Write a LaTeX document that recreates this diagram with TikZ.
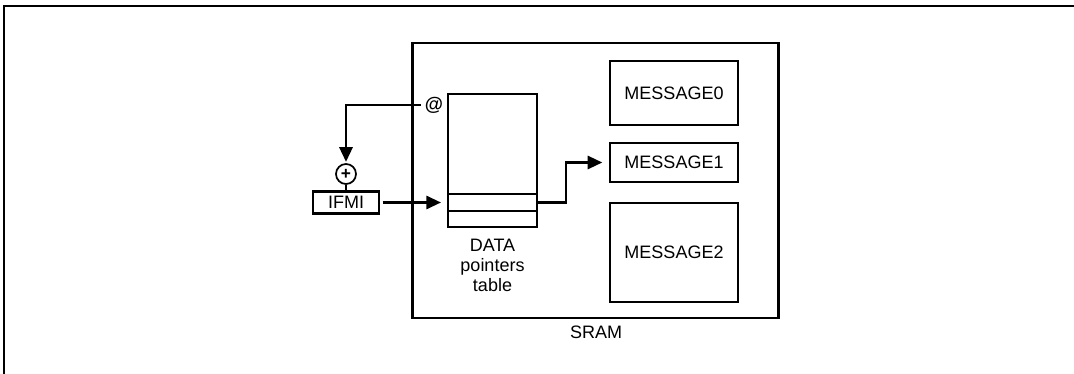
\documentclass[tikz,border=0pt]{standalone}
\usepackage{fontspec}
\setmainfont{Liberation Sans}
\usetikzlibrary{arrows.meta,positioning}

\begin{document}
\begin{tikzpicture}[
            x=0.75pt, y=-0.75pt,
            font=\fontsize{13.5}{15}\selectfont,
            caja/.style={draw, line width=1.6pt, inner sep=0pt},
            mensaje/.style={caja, minimum width=96pt},
            tabla/.style={caja, minimum width=66.75pt},
            etiqueta/.style={inner sep=1pt, align=center},
            flecha/.style={-{Triangle[length=11pt,width=10pt]}, line width=1.6pt}
        ]
\useasboundingbox (0,0) rectangle (1074,374);
\draw[line width=2pt] (4,374) -- (4,6) -- (1074,6);

\node[caja, line width=2pt, minimum width=274.5pt, minimum height=206.25pt] (sram) at (595.5,180.5) {};
\node[etiqueta] (sramlbl) at (596,332) {SRAM};

\node[tabla, minimum height=99.75pt] (tbl) at (492.5,160.5) {};
\node[tabla, minimum height=12.75pt] (entrada) at (492.5,202.5) {};
\node[etiqueta] (tbllbl) at (492.5,265) {DATA\\pointers\\table};

\node[mensaje, minimum height=48pt] (msg0) at (674,93) {MESSAGE0};
\node[mensaje, minimum height=29.25pt] (msg1) at (674,162.5) {MESSAGE1};
\node[mensaje, minimum height=74.25pt] (msg2) at (674,252.5) {MESSAGE2};

\node[etiqueta, font=\fontsize{14}{15}\selectfont\bfseries] (arroba) at (434,105) {@};
\node[caja, circle, line width=1.3pt, minimum size=15pt, font=\fontsize{13}{13}\selectfont\bfseries] (suma) at (346,174) {+};
\node[caja, minimum width=49.5pt, minimum height=16.5pt] (ifmi) at (346,202.5) {IFMI};

\draw[flecha, shorten <=2pt, shorten >=1pt] (arroba.west) -| (suma.north);
\draw[line width=1.6pt] (suma.south) -- (ifmi.north);
\draw[flecha, shorten <=2pt, shorten >=4.5pt] (ifmi.east) -- (entrada.west);
\draw[flecha, shorten >=5pt] (entrada.east) -- ++(28,0) |- (msg1.west);
        \end{tikzpicture}
\end{document}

* * *

• Goal of the exercise
Give back exactly the lines from the first line of the data through the line with "minimum width=49.5pt, minimum", pictures excluded.

• Finished task
Write a LaTeX document that recreates this diagram with TikZ.
\documentclass[tikz,border=0pt]{standalone}
\usepackage{fontspec}
\setmainfont{Liberation Sans}
\usetikzlibrary{arrows.meta,positioning}

\begin{document}
\begin{tikzpicture}[
            x=0.75pt, y=-0.75pt,
            font=\fontsize{13.5}{15}\selectfont,
            caja/.style={draw, line width=1.6pt, inner sep=0pt},
            mensaje/.style={caja, minimum width=96pt},
            tabla/.style={caja, minimum width=66.75pt},
            etiqueta/.style={inner sep=1pt, align=center},
            flecha/.style={-{Triangle[length=11pt,width=10pt]}, line width=1.6pt}
        ]
\useasboundingbox (0,0) rectangle (1074,374);
\draw[line width=2pt] (4,374) -- (4,6) -- (1074,6);

\node[caja, line width=2pt, minimum width=274.5pt, minimum height=206.25pt] (sram) at (595.5,180.5) {};
\node[etiqueta] (sramlbl) at (596,332) {SRAM};

\node[tabla, minimum height=99.75pt] (tbl) at (492.5,160.5) {};
\node[tabla, minimum height=12.75pt] (entrada) at (492.5,202.5) {};
\node[etiqueta] (tbllbl) at (492.5,265) {DATA\\pointers\\table};

\node[mensaje, minimum height=48pt] (msg0) at (674,93) {MESSAGE0};
\node[mensaje, minimum height=29.25pt] (msg1) at (674,162.5) {MESSAGE1};
\node[mensaje, minimum height=74.25pt] (msg2) at (674,252.5) {MESSAGE2};

\node[etiqueta, font=\fontsize{14}{15}\selectfont\bfseries] (arroba) at (434,105) {@};
\node[caja, circle, line width=1.3pt, minimum size=15pt, font=\fontsize{13}{13}\selectfont\bfseries] (suma) at (346,174) {+};
\node[caja, minimum width=49.5pt, minimum height=16.5pt] (ifmi) at (346,202.5) {IFMI};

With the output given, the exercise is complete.